Tunisia is back in the streets

January 31, 2018

A host of austerity measures from the Tunisian government that cut public-sector jobs and raised prices on food and other basic goods have sparked widespread public protests across the country. Most recently, young activists with Fech Nestannew (What are we waiting for?) rallied in front of the Tunisian parliament building in the capital of Tunis. In response, the government arrested hundreds of people.

Gilbert Achcar, the author of numerous books, including The People Want: A Radical Exploration of the Arab Uprising and Morbid Symptoms: Relapse in the Arab Uprising, has been observing the upheavals of the Arab world for many decades. In an interview published at Libération and translated into English for International Viewpoint, he tells Célian Mace and Hala Kodmani why the current protests have their roots in the 2011 Arab uprisings.

HOW DO you analyze this new Tunisian revolt?
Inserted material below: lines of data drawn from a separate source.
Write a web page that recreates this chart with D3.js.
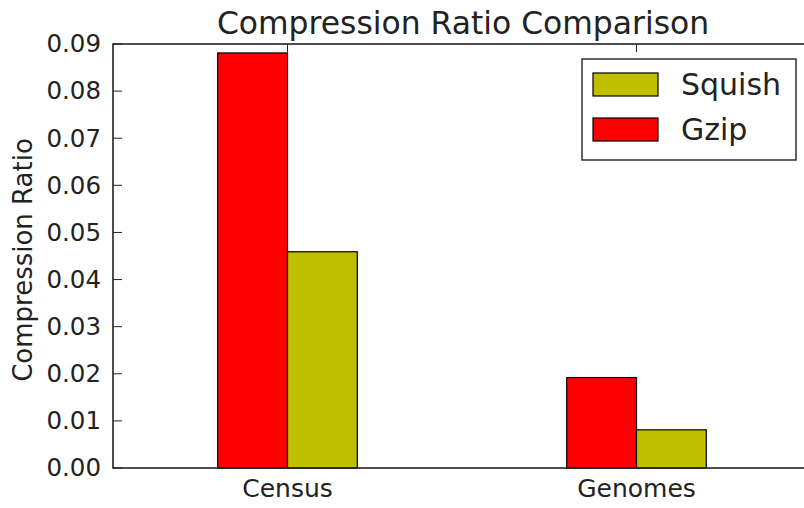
<!DOCTYPE html>
<html>
<head>
<meta charset="utf-8">
<script src="https://cdn.jsdelivr.net/npm/d3@7"></script>
<style>
  html, body { margin: 0; padding: 0; background: #fff; }
  svg { display: block; font-family: "DejaVu Sans", sans-serif; }
</style>
</head>
<body>
<svg id="chart" width="804" height="508"></svg>
<script>
// Data
const categories = ["Census", "Genomes"];
const seriesNames = ["Gzip", "Squish"];
const gzipValues = [0.0881, 0.0192];
const squishValues = [0.0459, 0.0081];
const yTicks = [0, 0.01, 0.02, 0.03, 0.04, 0.05, 0.06, 0.07, 0.08, 0.09];
const legendOrder = ["Squish", "Gzip"];

const colors = { Gzip: "#ff0000", Squish: "#bfbf00" };
const values = { Gzip: gzipValues, Squish: squishValues };

const svg = d3.select("#chart");
const plotLeft = 113, plotRight = 811, plotTop = 44, plotBottom = 468;

const x = d3.scaleBand().domain(categories).range([plotLeft, plotRight]).padding(0);
const y = d3.scaleLinear().domain([0, 0.09]).range([plotBottom, plotTop]);
const barW = x.bandwidth() * 0.2;

// offset of each series relative to category center
const offsets = { Gzip: -barW, Squish: 0 };

// Bars
seriesNames.forEach(name => {
  svg.append("g").selectAll("rect")
    .data(categories.map((c, i) => ({ c, v: values[name][i] })))
    .join("rect")
    .attr("x", d => x(d.c) + x.bandwidth() / 2 + offsets[name])
    .attr("y", d => y(d.v))
    .attr("width", barW)
    .attr("height", d => y(0) - y(d.v))
    .attr("fill", colors[name])
    .attr("stroke", "#000")
    .attr("stroke-width", 1.2);
});

// Frame
svg.append("rect")
  .attr("x", plotLeft).attr("y", plotTop)
  .attr("width", plotRight - plotLeft).attr("height", plotBottom - plotTop)
  .attr("fill", "none").attr("stroke", "#222").attr("stroke-width", 1.6);

// Y axis: inward ticks, labels on left
const yAxis = d3.axisLeft(y).tickValues(yTicks).tickFormat(d3.format(".2f")).tickSize(0).tickPadding(12);
const gy = svg.append("g").attr("transform", `translate(${plotLeft},0)`).call(yAxis);
gy.select(".domain").remove();
gy.selectAll("text").attr("font-size", 24.5).attr("fill", "#222").attr("font-family", "DejaVu Sans");
svg.append("g").selectAll("line").data(yTicks).join("line")
  .attr("x1", plotLeft).attr("x2", plotLeft + 9)
  .attr("y1", d => y(d)).attr("y2", d => y(d))
  .attr("stroke", "#222").attr("stroke-width", 1);

// X axis: labels below, inward ticks at top
const xAxis = d3.axisBottom(x).tickSize(0).tickPadding(11);
const gx = svg.append("g").attr("transform", `translate(0,${plotBottom})`).call(xAxis);
gx.select(".domain").remove();
gx.selectAll("text").attr("font-size", 25).attr("fill", "#222").attr("font-family", "DejaVu Sans");
svg.append("g").selectAll("line").data(categories).join("line")
  .attr("x1", d => x(d) + x.bandwidth() / 2).attr("x2", d => x(d) + x.bandwidth() / 2)
  .attr("y1", plotTop).attr("y2", plotTop + 8)
  .attr("stroke", "#222").attr("stroke-width", 1);

// Title
svg.append("text")
  .attr("x", 463).attr("y", 34)
  .attr("text-anchor", "middle")
  .attr("font-size", 31.4).attr("fill", "#222")
  .text("Compression Ratio Comparison");

// Y label
svg.append("text")
  .attr("transform", `translate(32,260) rotate(-90)`)
  .attr("text-anchor", "middle")
  .attr("font-size", 26).attr("fill", "#222")
  .text("Compression Ratio");

// Legend
const lg = svg.append("g");
lg.append("rect").attr("x", 582).attr("y", 59).attr("width", 214).attr("height", 101)
  .attr("fill", "#fff").attr("stroke", "#222").attr("stroke-width", 1.4);
legendOrder.forEach((name, i) => {
  const yy = 73 + i * 45;
  lg.append("rect").attr("x", 593).attr("y", yy).attr("width", 65).attr("height", 23)
    .attr("fill", colors[name]).attr("stroke", "#000").attr("stroke-width", 1.2);
  lg.append("text").attr("x", 681).attr("y", yy + 22)
    .attr("font-size", 30).attr("fill", "#222").text(name);
});
</script>
</body>
</html>
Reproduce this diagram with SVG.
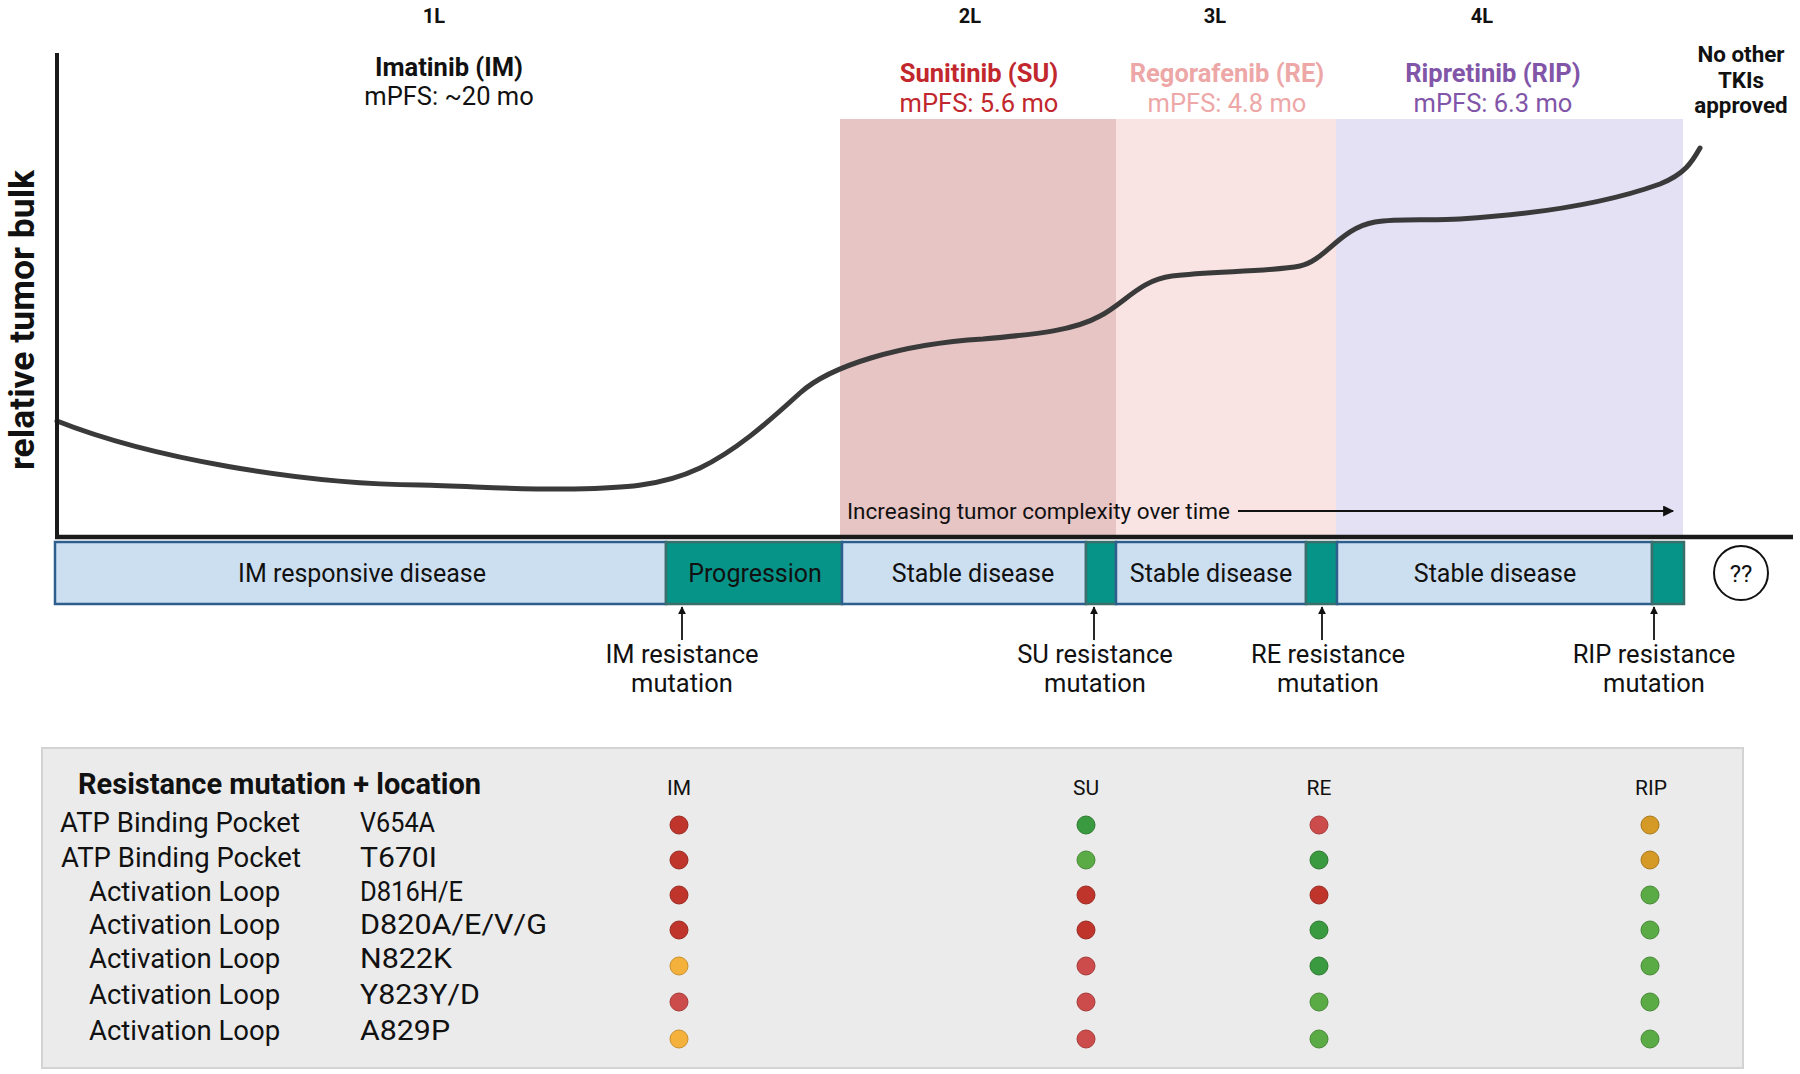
<svg xmlns="http://www.w3.org/2000/svg" width="1800" height="1074" viewBox="0 0 1800 1074">
<style>
  text { font-family: Roboto, "Liberation Sans", sans-serif; fill: #111; }
  .b { font-weight: bold; }
  .line { font-size: 20px; font-weight: bold; text-anchor: middle; }
  .drug { font-size: 25.5px; font-weight: bold; text-anchor: middle; }
  .pfs { font-size: 25.5px; text-anchor: middle; }
  .bar { font-size: 25px; text-anchor: middle; }
  .res { font-size: 25.5px; text-anchor: middle; }
  .blue { fill: #CCDFF0; stroke: #2C5F8D; stroke-width: 2.5; }
  .teal { fill: #079488; stroke: #3B6E6A; stroke-width: 2.5; }
  .loc { font-size: 27.5px; }
  .mut { font-size: 27px; }
  .hdr { font-size: 21px; text-anchor: middle; }
  .conn { stroke: #111; stroke-width: 1.8; fill: none; }
  .dr { fill: #C0352B; stroke: #9a2a22; stroke-width: 1; }
  .lr { fill: #CC4B4B; stroke: #a83a3a; stroke-width: 1; }
  .dg { fill: #3A9A3F; stroke: #2e7a32; stroke-width: 1; }
  .lg { fill: #5AAA45; stroke: #488a37; stroke-width: 1; }
  .yo { fill: #F4B13C; stroke: #c98f2c; stroke-width: 1; }
  .go { fill: #D49A25; stroke: #a8791c; stroke-width: 1; }
</style>
<defs>
  <marker id="ah" viewBox="0 0 10 10" refX="9" refY="5" markerWidth="8" markerHeight="8" markerUnits="userSpaceOnUse" orient="auto">
    <path d="M0,0 L10,5 L0,10 z" fill="#111"/>
  </marker>
  <marker id="ah2" viewBox="0 0 10 10" refX="9" refY="5" markerWidth="12" markerHeight="11" markerUnits="userSpaceOnUse" orient="auto">
    <path d="M0,0 L10,5 L0,10 z" fill="#111"/>
  </marker>
</defs>
<rect width="1800" height="1074" fill="#fff"/>

<!-- therapy bands -->
<g id="bands">
  <rect x="840" y="119" width="276" height="418" fill="#E8C5C5"/>
  <rect x="1116" y="119" width="220" height="418" fill="#F9E3E3"/>
  <rect x="1336" y="119" width="347" height="418" fill="#E4E1F5"/>
</g>

<!-- line labels -->
<g id="line-labels">
  <text class="line" x="434" y="23">1L</text>
  <text class="line" x="970" y="23">2L</text>
  <text class="line" x="1215" y="23">3L</text>
  <text class="line" x="1482" y="23">4L</text>
</g>

<g id="drug-im">
  <text class="drug" x="449" y="76">Imatinib (IM)</text>
  <text class="pfs" x="449" y="105">mPFS: ~20 mo</text>
</g>
<g id="drug-su">
  <text class="drug" x="979" y="82" style="fill:#C1272D">Sunitinib (SU)</text>
  <text class="pfs" x="979" y="112" style="fill:#C1272D">mPFS: 5.6 mo</text>
</g>
<g id="drug-re">
  <text class="drug" x="1227" y="82" style="fill:#EDA7A7">Regorafenib (RE)</text>
  <text class="pfs" x="1227" y="112" style="fill:#EDA7A7">mPFS: 4.8 mo</text>
</g>
<g id="drug-rip">
  <text class="drug" x="1493" y="82" style="fill:#8155A8">Ripretinib (RIP)</text>
  <text class="pfs" x="1493" y="112" style="fill:#8155A8">mPFS: 6.3 mo</text>
</g>
<g id="no-other">
  <text class="b" x="1741" y="62" font-size="22.4" text-anchor="middle">No other</text>
  <text class="b" x="1741" y="88" font-size="22.4" text-anchor="middle">TKIs</text>
  <text class="b" x="1741" y="113" font-size="22.4" text-anchor="middle">approved</text>
</g>

<!-- y-axis label -->
<text class="b" font-size="35.5" text-anchor="middle" transform="translate(34,320) rotate(-90)">relative tumor bulk</text>

<!-- tumor curve -->
<path id="tumor-curve" d="M57,421 C150,458 300,484 420,485 C470,486 520,490 574,489 C620,488 660,487 700,468 C735,451 765,425 800,393 C830,366 900,344 983,339 C1040,334 1075,330 1100,316 C1125,303 1140,280 1172,276 C1210,271 1270,272 1300,266 C1325,261 1340,228 1375,222 C1400,218 1430,221 1460,219 C1540,214 1610,202 1660,184 C1685,174 1692,162 1700,148" fill="none" stroke="#3A3A3A" stroke-width="5" stroke-linecap="round"/>

<!-- axes -->
<g id="axes">
  <line x1="57" y1="53" x2="57" y2="539" stroke="#1a1a1a" stroke-width="4"/>
  <line x1="55" y1="537" x2="1793" y2="537" stroke="#1a1a1a" stroke-width="4.5"/>
</g>

<g id="complexity">
  <text x="847" y="519" font-size="22.5">Increasing tumor complexity over time</text>
</g>

<!-- timeline -->
<g id="timeline">
  <g id="im-responsive"><rect class="blue" x="55" y="542" width="611" height="62"/><text class="bar" x="362" y="582">IM responsive disease</text></g>
  <g id="progression"><rect class="teal" x="666" y="542" width="176" height="62"/><text class="bar" x="755" y="582">Progression</text></g>
  <g id="stable-su"><rect class="blue" x="842" y="542" width="244" height="62"/><text class="bar" x="973" y="582">Stable disease</text></g>
  <g id="prog-su"><rect class="teal" x="1086" y="542" width="30" height="62"/></g>
  <g id="stable-re"><rect class="blue" x="1116" y="542" width="190" height="62"/><text class="bar" x="1211" y="582">Stable disease</text></g>
  <g id="prog-re"><rect class="teal" x="1306" y="542" width="31" height="62"/></g>
  <g id="stable-rip"><rect class="blue" x="1337" y="542" width="315" height="62"/><text class="bar" x="1495" y="582">Stable disease</text></g>
  <g id="prog-rip"><rect class="teal" x="1652" y="542" width="32" height="62"/></g>
  <g id="unknown"><circle cx="1741" cy="573" r="27" fill="#fff" stroke="#111" stroke-width="2"/><text x="1741" y="582" font-size="24" text-anchor="middle">??</text></g>
</g>

<!-- resistance labels -->
<g id="res-im"><text class="res" x="682" y="663">IM resistance</text><text class="res" x="682" y="692">mutation</text></g>
<g id="res-su"><text class="res" x="1095" y="663">SU resistance</text><text class="res" x="1095" y="692">mutation</text></g>
<g id="res-re"><text class="res" x="1328" y="663">RE resistance</text><text class="res" x="1328" y="692">mutation</text></g>
<g id="res-rip"><text class="res" x="1654" y="663">RIP resistance</text><text class="res" x="1654" y="692">mutation</text></g>

<!-- connectors -->
<g id="connectors">
  <line class="conn" x1="682" y1="640" x2="682" y2="607" marker-end="url(#ah)"/>
  <line class="conn" x1="1094" y1="640" x2="1094" y2="607" marker-end="url(#ah)"/>
  <line class="conn" x1="1322" y1="640" x2="1322" y2="607" marker-end="url(#ah)"/>
  <line class="conn" x1="1654" y1="640" x2="1654" y2="607" marker-end="url(#ah)"/>
  <line class="conn" x1="1238" y1="511" x2="1673" y2="511" marker-end="url(#ah2)"/>
</g>

<!-- table -->
<g id="table">
  <rect x="42" y="748" width="1701" height="320" fill="#EBEBEB" stroke="#D3D3D3" stroke-width="2"/>
  <text class="b" x="78" y="794" font-size="29">Resistance mutation + location</text>
  <text class="hdr" x="679" y="795">IM</text>
  <text class="hdr" x="1086" y="795">SU</text>
  <text class="hdr" x="1319" y="795">RE</text>
  <text class="hdr" x="1651" y="795">RIP</text>

  <g id="row-v654a"><text class="loc" x="60" y="832">ATP Binding Pocket</text><text class="mut" x="360" y="832" textLength="75" lengthAdjust="spacingAndGlyphs">V654A</text>
    <circle class="dr" cx="679" cy="825" r="9"/><circle class="dg" cx="1086" cy="825" r="9"/><circle class="lr" cx="1319" cy="825" r="9"/><circle class="go" cx="1650" cy="825" r="9"/></g>
  <g id="row-t670i"><text class="loc" x="61" y="867">ATP Binding Pocket</text><text class="mut" x="360" y="867" textLength="77" lengthAdjust="spacingAndGlyphs">T670I</text>
    <circle class="dr" cx="679" cy="860" r="9"/><circle class="lg" cx="1086" cy="860" r="9"/><circle class="dg" cx="1319" cy="860" r="9"/><circle class="go" cx="1650" cy="860" r="9"/></g>
  <g id="row-d816"><text class="loc" x="89" y="901">Activation Loop</text><text class="mut" x="360" y="901" textLength="103" lengthAdjust="spacingAndGlyphs">D816H/E</text>
    <circle class="dr" cx="679" cy="895" r="9"/><circle class="dr" cx="1086" cy="895" r="9"/><circle class="dr" cx="1319" cy="895" r="9"/><circle class="lg" cx="1650" cy="895" r="9"/></g>
  <g id="row-d820"><text class="loc" x="89" y="934">Activation Loop</text><text class="mut" x="360" y="934" textLength="187" lengthAdjust="spacingAndGlyphs">D820A/E/V/G</text>
    <circle class="dr" cx="679" cy="930" r="9"/><circle class="dr" cx="1086" cy="930" r="9"/><circle class="dg" cx="1319" cy="930" r="9"/><circle class="lg" cx="1650" cy="930" r="9"/></g>
  <g id="row-n822k"><text class="loc" x="89" y="968">Activation Loop</text><text class="mut" x="360" y="968" textLength="92" lengthAdjust="spacingAndGlyphs">N822K</text>
    <circle class="yo" cx="679" cy="966" r="9"/><circle class="lr" cx="1086" cy="966" r="9"/><circle class="dg" cx="1319" cy="966" r="9"/><circle class="lg" cx="1650" cy="966" r="9"/></g>
  <g id="row-y823"><text class="loc" x="89" y="1004">Activation Loop</text><text class="mut" x="360" y="1004" textLength="120" lengthAdjust="spacingAndGlyphs">Y823Y/D</text>
    <circle class="lr" cx="679" cy="1002" r="9"/><circle class="lr" cx="1086" cy="1002" r="9"/><circle class="lg" cx="1319" cy="1002" r="9"/><circle class="lg" cx="1650" cy="1002" r="9"/></g>
  <g id="row-a829p"><text class="loc" x="89" y="1040">Activation Loop</text><text class="mut" x="360" y="1040" textLength="90" lengthAdjust="spacingAndGlyphs">A829P</text>
    <circle class="yo" cx="679" cy="1039" r="9"/><circle class="lr" cx="1086" cy="1039" r="9"/><circle class="lg" cx="1319" cy="1039" r="9"/><circle class="lg" cx="1650" cy="1039" r="9"/></g>
</g>
</svg>
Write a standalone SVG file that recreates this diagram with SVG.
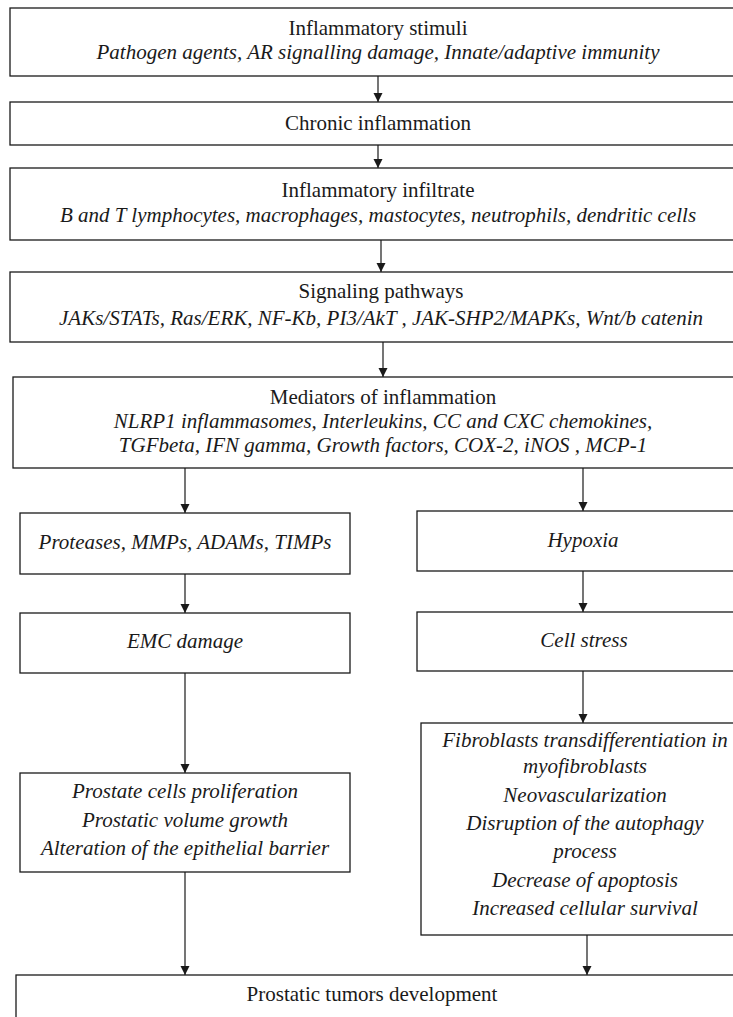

IT WAS quite predictable--because all the ingredients of the 2010-2011 explosion are still there. Some factors, such as youth unemployment, have even worsened. In the last two years we have seen localized eruptions occurring all over the place, in small towns in Tunisia and in neighboring countries. These are the beginnings of a second wave of regional protest. In Morocco, anger has been rising since last year. In Sudan, there has been a protest movement of unprecedented magnitude since the beginning of the year. Even Iran has had a social revolt. All these events have as common denominator the implementation of the measures recommended by the International Monetary Fund (IMF): the reduction of public expenditure, the reduction of the number of civil servants, the abolition of subsidies on fuel or basic commodities, etc.

WHY DOES Egypt, which applies these same measures, remain silent?

BECAUSE IT is coming out of a terrible repression. Abdul-Fattah el-Sisi maintains a climate of terror. People are confronted with a catastrophist discourse. They are told that in the event of a revolution, their country will turn into Syria or Libya. But this threat only works for a while. It is not impossible that the Egyptian people will succeed in overcoming this paralysis. The fear of a scenario like Syria is not a dissuasive argument in itself, except in the face of a very brutal power that can carry out a massacre. Fortunately this is not the case in Tunisia. The social discontent is stronger than anything else. Repression can stifle movements, but it doesn't solve anything. All it does is postpone the problems.

Thousands march against austerity and corruption in the Tunisian capital
Thousands march against austerity and corruption in the Tunisian capital

In 2011, the Arab Spring combined social anger and democratic aspirations. The political demands, this time, seem to have been relegated to a secondary role...

The explosion has always been social and political. From the moment a social movement takes on a certain magnitude, it inevitably becomes political. But it takes a variety of forms. In the time of [former President] Ben Ali, the protest was aimed at the overthrow of the dictatorship. Today, the discontent is more social because there is a political vacuum. The Tunisian left has jumped on the bandwagon to present itself as the leader of the protest, but the disappointment of the youth regarding the parties is obvious. The General Union of Tunisian Workers (UGTT) could have played this role, but the union did not fulfill its function of counter-power. It rather sought accommodation with the government. In Tunisia, however, the trade union movement is historically powerful and, at the grassroots level, has a real autonomy with regard to government. It was a unique case in the region. The unfortunate thing is that this force, instead of pushing strongly toward a radically different socioeconomic policy, has made the choice of consultation and compromise. As a result, the UGTT has now been overtaken by events.

THINGS HAVE not advanced quickly enough since the revolution?

THE REVOLUTION of 2011 was a revolution of the young...and it produced the oldest president in the world [Béji CaÏd Essebsi is 91 years old]. There's something wrong! Without even talking about age, he is a man of the old regime, who applies the same methods, with the same circles as in the past. With Ben Ali, the Tunisians eliminated the tip of the iceberg. No one is fooled in Tunisia: The old regime is back. People only wanted to see a peaceful and successful revolution, but there are obvious symptoms of a deep malaise in Tunisia. It is the country in the region that has the greatest number of young people engaged with the Islamic State, for example!

WHY HAS Tunisia failed for years to reduce unemployment?

THE IMF retains the mastery of the broad economic guidelines. However, these guidelines allowed the development of the conditions of the explosion of 2011. The IMF has timidly made its mea culpa, but has not changed anything fundamental. Since 2011, there have been even more restrictive austerity directives, drastic reduction of public expenditure, support for the private sector...Tunisia did it, Egypt did it, Iran is doing it. But from these shock therapies, the populations have had only the shock and not the therapy! The promised economic miracle never happened. This can only cause frustration, and an explosion.

SHOULD OTHER eruptions be expected in the coming months?

WHAT WAS called "Spring" in 2011, imagining that it would be a passing phase, is in reality a revolutionary process of long duration, with ups and downs, accelerations, confrontation, sometimes even civil wars...There will be no stability in the region in the medium term as long as socio-economic policies are not radically altered.